Rekindle the Romance
By Bonnie Hoover
I’ve never been much of a fan of Valentine’s Day. No, really. When I (Bonnie) was in college, I spent a little time working in a flower shop. February 10th-14th was usually crazy! But oddly enough, besides Mother’s Day, the rest of the year was just average. I rarely took the phone order from a husband to send flowers “just because.” Why? Is romance dead the other 364 days of the year?
When we got married, I took it upon myself to explain to my romantic husband that I did appreciate his gestures every other day of the year! I just didn’t want him to bring me flowers because a declared love holiday mandated it or because it was a day to make up for lack of romance the rest of the year. I much preferred both sweet gestures, both small and grand, from the heart. And I still do!
But maybe a holiday that celebrates romance isn’t so bad after all. In the early days of marriage, the sappy stuff seems to flow easily. We have to exercise restraint to keep from flirting and touching and making everyone around us feel uncomfortable with our chemistry. Then we become more familiar with each other and settle into the comfortable groove of life together. Then the mortgage, car, and utility payments come due every single month. The job demands a few more hours a week. Along comes baby number one, then two, then oh goodness! Who has time for romance?
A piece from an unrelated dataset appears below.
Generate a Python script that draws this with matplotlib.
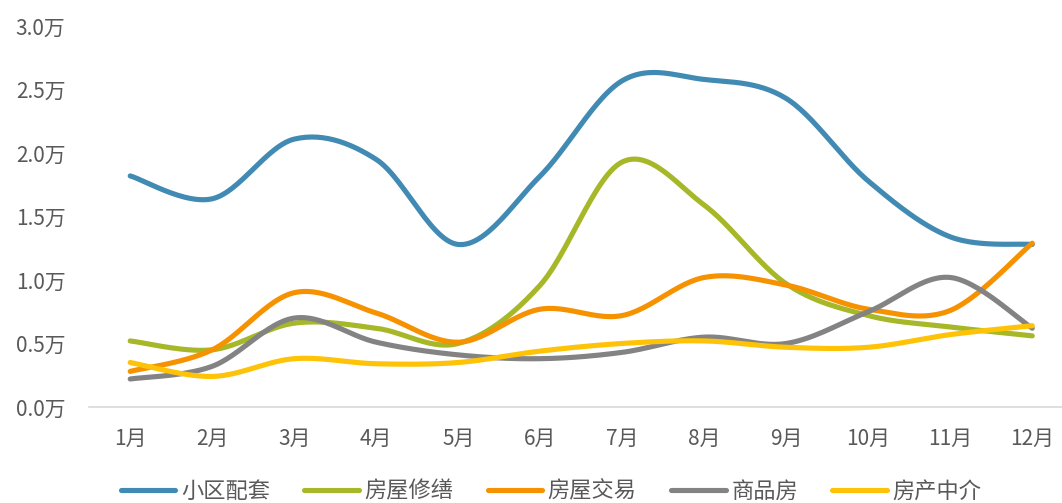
import numpy as np
import matplotlib
matplotlib.use("Agg")
import matplotlib.pyplot as plt

plt.rcParams['font.family'] = ['Noto Sans CJK SC', 'DejaVu Sans']

months = ['1月', '2月', '3月', '4月', '5月', '6月', '7月', '8月', '9月', '10月', '11月', '12月']
# values in 万
xiaoqu = [1.82, 1.64, 2.11, 1.95, 1.28, 1.82, 2.57, 2.58, 2.43, 1.78, 1.34, 1.28]
xiushan = [0.52, 0.45, 0.66, 0.62, 0.50, 0.96, 1.93, 1.59, 0.97, 0.72, 0.63, 0.56]
jiaoyi = [0.28, 0.45, 0.90, 0.74, 0.51, 0.77, 0.72, 1.02, 0.96, 0.77, 0.76, 1.29]
shangpin = [0.22, 0.32, 0.70, 0.51, 0.41, 0.38, 0.43, 0.55, 0.50, 0.75, 1.02, 0.62]
zhongjie = [0.35, 0.24, 0.38, 0.34, 0.35, 0.44, 0.50, 0.52, 0.47, 0.47, 0.57, 0.64]

names = ['小区配套', '房屋修缮', '房屋交易', '商品房', '房产中介']
colors = ['#418AB3', '#A6B727', '#F69200', '#838383', '#FEC306']
series = [xiaoqu, xiushan, jiaoyi, shangpin, zhongjie]


def smooth(y, n=30):
    # catmull-rom style smoothing like excel "smoothed line"
    y = np.asarray(y, float)
    x = np.arange(len(y), dtype=float)
    px = np.concatenate([[x[0]], x, [x[-1]]])
    py = np.concatenate([[y[0]], y, [y[-1]]])
    xs, ys = [], []
    for i in range(1, len(px) - 2):
        p0, p1, p2, p3 = py[i - 1], py[i], py[i + 1], py[i + 2]
        q0, q1, q2, q3 = px[i - 1], px[i], px[i + 1], px[i + 2]
        c1y = p1 + (p2 - p0) / 6
        c2y = p2 - (p3 - p1) / 6
        c1x = q1 + (q2 - q0) / 6
        c2x = q2 - (q3 - q1) / 6
        t = np.linspace(0, 1, n)
        b0 = (1 - t) ** 3
        b1 = 3 * (1 - t) ** 2 * t
        b2 = 3 * (1 - t) * t ** 2
        b3 = t ** 3
        xs.append(b0 * q1 + b1 * c1x + b2 * c2x + b3 * q2)
        ys.append(b0 * p1 + b1 * c1y + b2 * c2y + b3 * p2)
    return np.concatenate(xs), np.concatenate(ys)


fig = plt.figure(figsize=(10.62, 5.03), dpi=100)
# plot area runs a little past the right edge of the picture
ax = fig.add_axes([0.084, 0.191, 0.9266, 0.757])

for vals, name, c in zip(series, names, colors):
    sx, sy = smooth(vals)
    ax.plot(sx, sy, color=c, lw=3.7, label=name, solid_capstyle='round')

ax.set_xlim(-0.5, 11.5)
ax.set_ylim(0, 3.0)
ax.set_xticks(range(len(months)))
ax.set_xticklabels(months)
ax.set_yticks(np.arange(0, 3.01, 0.5))
ax.set_yticklabels(['%.1f万' % v for v in np.arange(0, 3.01, 0.5)])

for s in ['top', 'right', 'left']:
    ax.spines[s].set_visible(False)
ax.spines['bottom'].set_color('#D9D9D9')
ax.spines['bottom'].set_linewidth(1.2)
ax.tick_params(axis='both', length=0, colors='#595959', labelsize=15)
ax.tick_params(axis='x', pad=15)
ax.tick_params(axis='y', pad=17)

fig.legend(loc='center', bbox_to_anchor=(0.519, 0.024), ncol=5, frameon=False,
           fontsize=16, handlelength=2.45, handletextpad=0.25, columnspacing=1.55,
           labelcolor='#595959')

fig.savefig('out.png', dpi=100)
It may not come as naturally as it did initially, and we definitely don’t have as much time and energy to devote to it as we once did. But, romance is an essential part of any love relationship. My mom once told me that couples who stay together will spend a lifetime of falling in and out of love with the same person over and over. How true!
We won’t be able to sustain the euphoria of love every day. But we sure can be intentional about rekindling the spark in our marriage. Daniel learned how to build fires in his years as a Boy Scout before getting his Eagle. If a fire ever burns down to coals, the key to getting it blazing isn’t throwing big logs on it. You throw small kindling on it and build it back up again.
The same is true for the spark in your marriage. Every day we have to make small gestures that say, “I still want you. I’m still attracted to you. I still have eyes for only you!” Maybe you flirt over a cup of coffee in the morning or drop in at work for an impromptu lunch. A note on the bathroom mirror, a sweet text, or a single daisy left in the driver’s seat of your spouse’s car could all be the kindling that leads to stolen kisses between dropping the kids off for baseball, cuddling in the morning, and weekend getaways.
Every day won’t be Valentine’s Day, nor should it. But we can take small opportunities to stoke the fire of romance and remember why we fell in love in the first place. It sure makes the Adventure a lot more fun!
Song of Solomon 2:16, NLT My lover is mine, and I am his.